Material for this exercise:
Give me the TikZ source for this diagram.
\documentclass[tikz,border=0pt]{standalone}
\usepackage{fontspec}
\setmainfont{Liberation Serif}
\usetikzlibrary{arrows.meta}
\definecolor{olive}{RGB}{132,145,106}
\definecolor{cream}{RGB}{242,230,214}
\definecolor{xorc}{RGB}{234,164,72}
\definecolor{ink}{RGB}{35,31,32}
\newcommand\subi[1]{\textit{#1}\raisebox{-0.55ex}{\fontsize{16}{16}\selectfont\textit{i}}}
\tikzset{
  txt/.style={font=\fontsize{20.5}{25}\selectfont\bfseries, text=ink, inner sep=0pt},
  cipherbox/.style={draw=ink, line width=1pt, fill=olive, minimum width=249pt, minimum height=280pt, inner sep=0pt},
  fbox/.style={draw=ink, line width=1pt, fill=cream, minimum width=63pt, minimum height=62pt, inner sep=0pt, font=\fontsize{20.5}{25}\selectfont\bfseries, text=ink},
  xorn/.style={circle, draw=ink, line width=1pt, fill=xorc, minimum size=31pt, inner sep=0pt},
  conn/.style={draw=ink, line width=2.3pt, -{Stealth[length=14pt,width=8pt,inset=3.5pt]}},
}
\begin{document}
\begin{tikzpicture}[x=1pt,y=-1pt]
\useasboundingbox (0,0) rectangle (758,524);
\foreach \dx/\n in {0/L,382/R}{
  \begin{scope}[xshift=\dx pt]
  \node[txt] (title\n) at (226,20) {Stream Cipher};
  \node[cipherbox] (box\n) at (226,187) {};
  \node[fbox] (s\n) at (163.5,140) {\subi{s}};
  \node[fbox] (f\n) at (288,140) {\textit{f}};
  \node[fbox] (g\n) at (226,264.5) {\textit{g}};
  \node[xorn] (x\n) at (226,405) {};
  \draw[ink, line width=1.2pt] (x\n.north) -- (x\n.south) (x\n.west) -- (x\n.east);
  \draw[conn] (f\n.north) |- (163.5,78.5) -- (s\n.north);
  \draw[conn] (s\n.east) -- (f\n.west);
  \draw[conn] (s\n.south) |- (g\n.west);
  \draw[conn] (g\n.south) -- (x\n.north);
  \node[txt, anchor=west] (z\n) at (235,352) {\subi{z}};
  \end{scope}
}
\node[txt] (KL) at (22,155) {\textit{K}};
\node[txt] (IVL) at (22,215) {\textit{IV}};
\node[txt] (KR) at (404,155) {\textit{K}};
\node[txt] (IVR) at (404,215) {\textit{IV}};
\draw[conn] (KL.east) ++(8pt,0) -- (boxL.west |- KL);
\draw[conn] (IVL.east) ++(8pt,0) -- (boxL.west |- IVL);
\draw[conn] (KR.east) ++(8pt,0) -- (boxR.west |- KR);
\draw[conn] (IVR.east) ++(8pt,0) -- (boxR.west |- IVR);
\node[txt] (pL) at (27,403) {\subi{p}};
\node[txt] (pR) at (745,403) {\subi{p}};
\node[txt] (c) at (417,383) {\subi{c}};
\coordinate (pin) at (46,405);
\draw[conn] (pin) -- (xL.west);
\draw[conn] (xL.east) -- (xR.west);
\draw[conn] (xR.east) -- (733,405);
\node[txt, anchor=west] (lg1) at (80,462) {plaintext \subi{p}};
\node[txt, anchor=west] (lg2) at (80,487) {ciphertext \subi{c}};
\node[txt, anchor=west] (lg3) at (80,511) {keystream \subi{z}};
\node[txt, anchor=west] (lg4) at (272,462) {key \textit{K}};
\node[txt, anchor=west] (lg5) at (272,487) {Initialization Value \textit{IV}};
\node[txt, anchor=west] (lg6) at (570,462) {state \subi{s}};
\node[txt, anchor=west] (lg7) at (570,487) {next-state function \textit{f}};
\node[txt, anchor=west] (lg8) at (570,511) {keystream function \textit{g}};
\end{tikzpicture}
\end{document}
==
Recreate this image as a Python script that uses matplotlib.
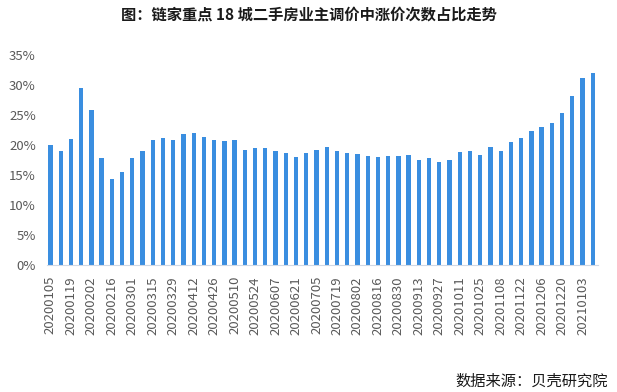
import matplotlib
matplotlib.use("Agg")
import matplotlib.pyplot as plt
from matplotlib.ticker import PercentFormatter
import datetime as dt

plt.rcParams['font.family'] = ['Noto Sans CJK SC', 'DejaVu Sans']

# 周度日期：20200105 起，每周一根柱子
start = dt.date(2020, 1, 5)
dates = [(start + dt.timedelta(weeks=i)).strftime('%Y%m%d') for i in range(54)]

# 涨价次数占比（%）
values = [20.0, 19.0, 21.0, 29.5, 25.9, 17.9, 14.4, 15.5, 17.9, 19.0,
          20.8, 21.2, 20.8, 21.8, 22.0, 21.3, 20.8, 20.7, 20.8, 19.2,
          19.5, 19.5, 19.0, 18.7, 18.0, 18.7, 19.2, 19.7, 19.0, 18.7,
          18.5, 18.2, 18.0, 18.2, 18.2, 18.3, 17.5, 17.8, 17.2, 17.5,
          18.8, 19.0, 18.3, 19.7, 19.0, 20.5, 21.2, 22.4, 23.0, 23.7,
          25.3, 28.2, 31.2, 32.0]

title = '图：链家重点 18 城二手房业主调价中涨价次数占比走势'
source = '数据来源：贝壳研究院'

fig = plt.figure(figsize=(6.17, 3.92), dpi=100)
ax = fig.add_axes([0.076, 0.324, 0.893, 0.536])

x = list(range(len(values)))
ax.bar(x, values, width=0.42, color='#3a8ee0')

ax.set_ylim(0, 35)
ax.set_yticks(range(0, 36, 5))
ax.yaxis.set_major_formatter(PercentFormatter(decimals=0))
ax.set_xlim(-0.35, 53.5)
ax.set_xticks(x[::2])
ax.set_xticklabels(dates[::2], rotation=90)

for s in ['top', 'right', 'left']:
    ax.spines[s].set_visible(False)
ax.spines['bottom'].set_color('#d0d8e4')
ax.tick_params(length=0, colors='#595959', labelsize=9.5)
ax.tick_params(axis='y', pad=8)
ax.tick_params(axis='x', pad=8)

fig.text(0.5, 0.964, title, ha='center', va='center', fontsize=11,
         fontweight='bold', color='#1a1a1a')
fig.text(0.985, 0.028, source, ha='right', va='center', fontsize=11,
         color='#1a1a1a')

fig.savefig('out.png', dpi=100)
---
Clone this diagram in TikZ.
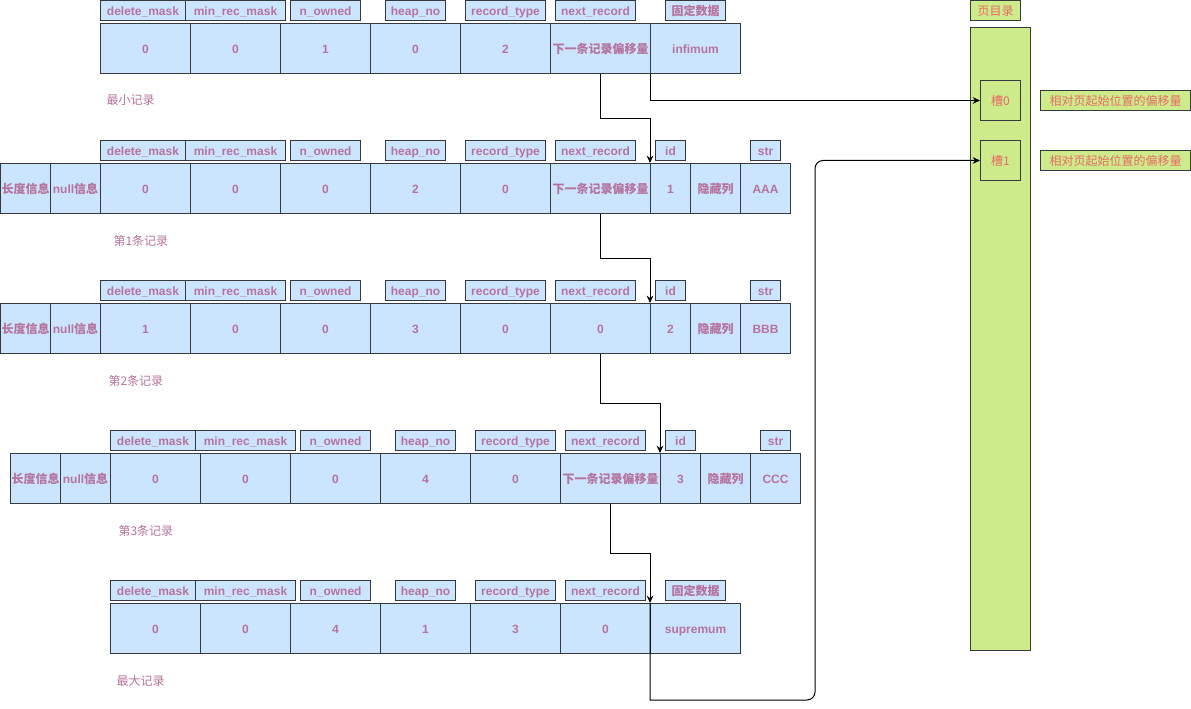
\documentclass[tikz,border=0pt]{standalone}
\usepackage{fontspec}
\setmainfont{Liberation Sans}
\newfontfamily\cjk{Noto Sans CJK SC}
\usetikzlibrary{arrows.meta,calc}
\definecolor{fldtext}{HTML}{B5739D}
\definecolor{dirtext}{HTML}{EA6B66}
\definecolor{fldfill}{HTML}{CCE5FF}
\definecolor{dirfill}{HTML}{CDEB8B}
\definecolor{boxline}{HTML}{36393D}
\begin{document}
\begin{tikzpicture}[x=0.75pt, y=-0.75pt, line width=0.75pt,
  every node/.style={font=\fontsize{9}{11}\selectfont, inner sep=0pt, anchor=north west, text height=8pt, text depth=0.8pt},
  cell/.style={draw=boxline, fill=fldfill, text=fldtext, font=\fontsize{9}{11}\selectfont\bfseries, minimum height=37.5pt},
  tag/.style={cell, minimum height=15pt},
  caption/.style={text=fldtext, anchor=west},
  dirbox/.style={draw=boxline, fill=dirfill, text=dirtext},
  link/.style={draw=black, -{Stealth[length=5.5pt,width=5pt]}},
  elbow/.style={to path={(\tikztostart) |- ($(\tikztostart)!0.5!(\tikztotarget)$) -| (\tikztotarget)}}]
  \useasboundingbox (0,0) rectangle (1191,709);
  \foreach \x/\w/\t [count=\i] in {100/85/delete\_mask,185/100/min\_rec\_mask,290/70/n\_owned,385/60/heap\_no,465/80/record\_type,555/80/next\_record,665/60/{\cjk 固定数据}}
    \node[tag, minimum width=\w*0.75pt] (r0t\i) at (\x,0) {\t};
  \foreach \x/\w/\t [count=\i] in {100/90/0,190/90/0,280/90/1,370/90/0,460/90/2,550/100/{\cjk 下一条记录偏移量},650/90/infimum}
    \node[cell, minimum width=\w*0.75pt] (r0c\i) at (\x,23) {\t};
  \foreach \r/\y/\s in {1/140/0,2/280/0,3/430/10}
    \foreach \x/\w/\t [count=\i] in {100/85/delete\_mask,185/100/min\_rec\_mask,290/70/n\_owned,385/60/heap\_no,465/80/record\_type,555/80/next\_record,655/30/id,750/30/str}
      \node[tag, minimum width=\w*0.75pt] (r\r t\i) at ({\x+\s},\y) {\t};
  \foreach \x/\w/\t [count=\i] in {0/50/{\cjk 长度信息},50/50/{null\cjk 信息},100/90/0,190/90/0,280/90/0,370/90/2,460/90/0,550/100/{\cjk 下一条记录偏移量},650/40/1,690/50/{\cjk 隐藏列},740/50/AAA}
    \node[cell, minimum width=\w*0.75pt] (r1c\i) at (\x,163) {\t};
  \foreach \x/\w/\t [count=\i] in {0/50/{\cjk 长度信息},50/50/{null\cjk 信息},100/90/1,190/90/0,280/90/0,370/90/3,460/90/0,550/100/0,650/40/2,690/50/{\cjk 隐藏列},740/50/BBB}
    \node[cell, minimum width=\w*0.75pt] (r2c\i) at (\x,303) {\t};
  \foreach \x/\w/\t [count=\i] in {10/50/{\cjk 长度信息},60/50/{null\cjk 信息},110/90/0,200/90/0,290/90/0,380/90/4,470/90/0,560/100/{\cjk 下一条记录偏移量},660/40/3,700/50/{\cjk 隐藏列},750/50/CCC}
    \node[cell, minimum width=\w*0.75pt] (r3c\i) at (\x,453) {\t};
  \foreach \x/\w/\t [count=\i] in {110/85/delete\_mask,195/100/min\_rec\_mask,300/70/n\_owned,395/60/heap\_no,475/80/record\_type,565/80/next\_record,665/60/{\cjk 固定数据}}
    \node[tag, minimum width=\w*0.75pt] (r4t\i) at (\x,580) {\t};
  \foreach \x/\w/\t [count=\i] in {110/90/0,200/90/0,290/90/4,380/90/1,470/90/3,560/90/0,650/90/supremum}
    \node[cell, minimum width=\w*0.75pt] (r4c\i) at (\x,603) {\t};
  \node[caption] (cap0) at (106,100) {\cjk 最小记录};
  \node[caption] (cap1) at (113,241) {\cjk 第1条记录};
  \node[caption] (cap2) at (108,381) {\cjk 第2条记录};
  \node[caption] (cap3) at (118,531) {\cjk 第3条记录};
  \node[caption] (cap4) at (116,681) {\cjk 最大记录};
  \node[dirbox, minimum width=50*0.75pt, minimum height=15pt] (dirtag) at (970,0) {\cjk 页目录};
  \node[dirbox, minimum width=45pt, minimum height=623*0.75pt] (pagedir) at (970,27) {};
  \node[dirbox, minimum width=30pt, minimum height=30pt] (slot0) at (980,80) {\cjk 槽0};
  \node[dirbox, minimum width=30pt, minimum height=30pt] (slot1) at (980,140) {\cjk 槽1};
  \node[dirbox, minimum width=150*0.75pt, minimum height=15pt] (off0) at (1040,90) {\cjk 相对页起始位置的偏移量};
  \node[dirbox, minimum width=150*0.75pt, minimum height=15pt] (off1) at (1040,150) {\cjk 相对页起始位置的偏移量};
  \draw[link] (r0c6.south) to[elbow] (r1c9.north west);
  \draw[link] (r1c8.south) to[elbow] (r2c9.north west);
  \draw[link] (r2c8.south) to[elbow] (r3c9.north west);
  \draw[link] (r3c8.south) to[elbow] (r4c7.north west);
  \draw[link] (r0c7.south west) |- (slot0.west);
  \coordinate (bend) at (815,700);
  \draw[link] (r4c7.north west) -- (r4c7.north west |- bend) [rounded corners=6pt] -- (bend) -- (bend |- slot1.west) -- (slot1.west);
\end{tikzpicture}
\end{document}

Goal of the exercise:
Keep the images out of the copy. Repeat word for word only the lines from the one containing "Recreate this image" through the one containing "ax.bar(x, values, width=0.42, color='#3a8ee0')", both ends included.

Result for this exercise:
Recreate this image as a Python script that uses matplotlib.
import matplotlib
matplotlib.use("Agg")
import matplotlib.pyplot as plt
from matplotlib.ticker import PercentFormatter
import datetime as dt

plt.rcParams['font.family'] = ['Noto Sans CJK SC', 'DejaVu Sans']

# 周度日期：20200105 起，每周一根柱子
start = dt.date(2020, 1, 5)
dates = [(start + dt.timedelta(weeks=i)).strftime('%Y%m%d') for i in range(54)]

# 涨价次数占比（%）
values = [20.0, 19.0, 21.0, 29.5, 25.9, 17.9, 14.4, 15.5, 17.9, 19.0,
          20.8, 21.2, 20.8, 21.8, 22.0, 21.3, 20.8, 20.7, 20.8, 19.2,
          19.5, 19.5, 19.0, 18.7, 18.0, 18.7, 19.2, 19.7, 19.0, 18.7,
          18.5, 18.2, 18.0, 18.2, 18.2, 18.3, 17.5, 17.8, 17.2, 17.5,
          18.8, 19.0, 18.3, 19.7, 19.0, 20.5, 21.2, 22.4, 23.0, 23.7,
          25.3, 28.2, 31.2, 32.0]

title = '图：链家重点 18 城二手房业主调价中涨价次数占比走势'
source = '数据来源：贝壳研究院'

fig = plt.figure(figsize=(6.17, 3.92), dpi=100)
ax = fig.add_axes([0.076, 0.324, 0.893, 0.536])

x = list(range(len(values)))
ax.bar(x, values, width=0.42, color='#3a8ee0')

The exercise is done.